Möglich machen soll diese Maßnahme die sogenannte Ventilklausel. Die Schutzklausel erlaubt der Schweiz für einen befristeten Zeitraum einseitig und ohne die Gefahr von Sanktionen einzugehen, Kontingente für die Einwanderung einzuführen. Voraussetzung dafür ist, daß die Zahl der ausgestellten Bewilligungen in einem bestimmten Jahr um mindestens zehn Prozent über dem Schnitt der vorangegangenen drei Jahre liegt. Aus dieser Situation versucht die rechtsbürgerliche Schweizerische Volkspartei (SVP) Kapital zu schlagen. Die Deutschen sind Gegenstand polemischer Kampagnen, besonders seit Finanzminister Peer Steinbrück Attacken gegen Steueroasen (JF 16/09) reitet.

Unabhängig, ob der Entscheid kommt oder nicht, die Anwendung der Ventilklausel hat vor allem einen Ablenkungseffekt: Sie dient der Beruhigung der Wahlbevölkerung. Der Nutzen geht hingegen gegen Null. Der Grund ist einfach. Ausländer, die bereits in der Schweiz leben, können bleiben und sind von der Ventilklausel nicht betroffen. Da sie ihre Beiträge in das Schweizer Sozialsystem gezahlt haben, bekommen sie ihre Arbeitslosenunterstützung vom Schweizer Staat ausbezahlt, selbst wenn sie nach Deutschland zurückkehren. Die Zahl der Neuzuzüge aus der EU hat sich aber seit der Wirtschaftskrise drastisch vermindert, da aus Deutschland vor allem Akademiker und gut ausgebildete Handwerker und Dienstleister kommen.
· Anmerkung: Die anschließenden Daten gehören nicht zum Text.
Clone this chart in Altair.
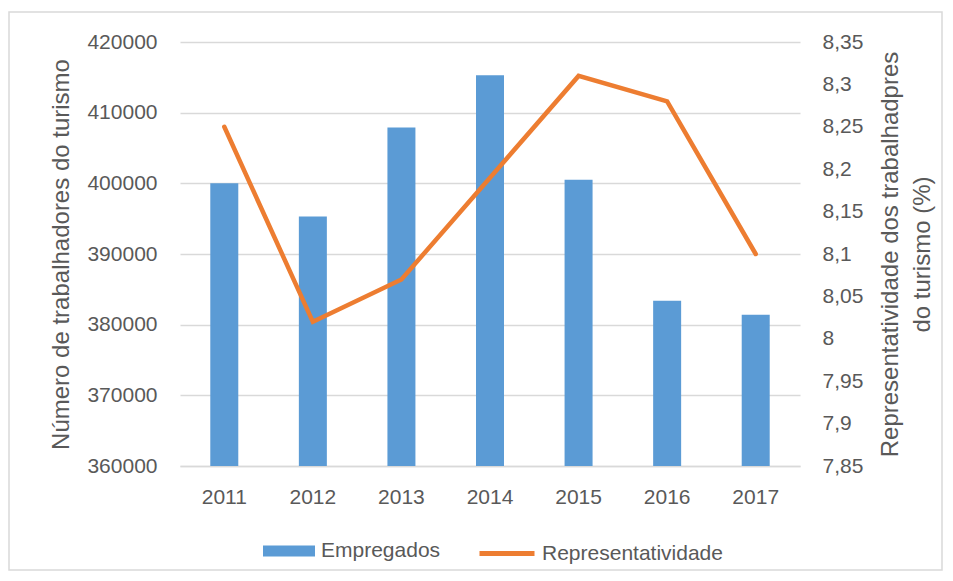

Ohne Arbeitsplatz zieht es diese aber nicht in die Schweiz, da das deutsche Sozialsystem immer noch weniger restriktiv ist als das Schweizer. Des weiteren läßt sich die Zuwanderung durch die Schutzklausel nur um zirka fünf Prozent begrenzen. Die Wirkung wäre also eher gering und ein rein innenpolitisches Signal. Eine Verbesserung der Situation wäre nicht zu erwarten.

Völlig vergessen wird auch ein anderer Effekt. Der Zuzug von Nicht-EU-Bürgern ist von der Ventilklausel nicht betroffen. Da dieser in der Regel über Asylanträge oder Familiennachzug erfolgt, wird sich am Zuzug in die Sozialsysteme wohl nichts ändern. Insofern ist auch nicht weiter verwunderlich, daß viele Kritiker bemängeln, der Bundesrat versuche von diesbezüglicher Untätigkeit durch neue Maßnahmen abzulenken.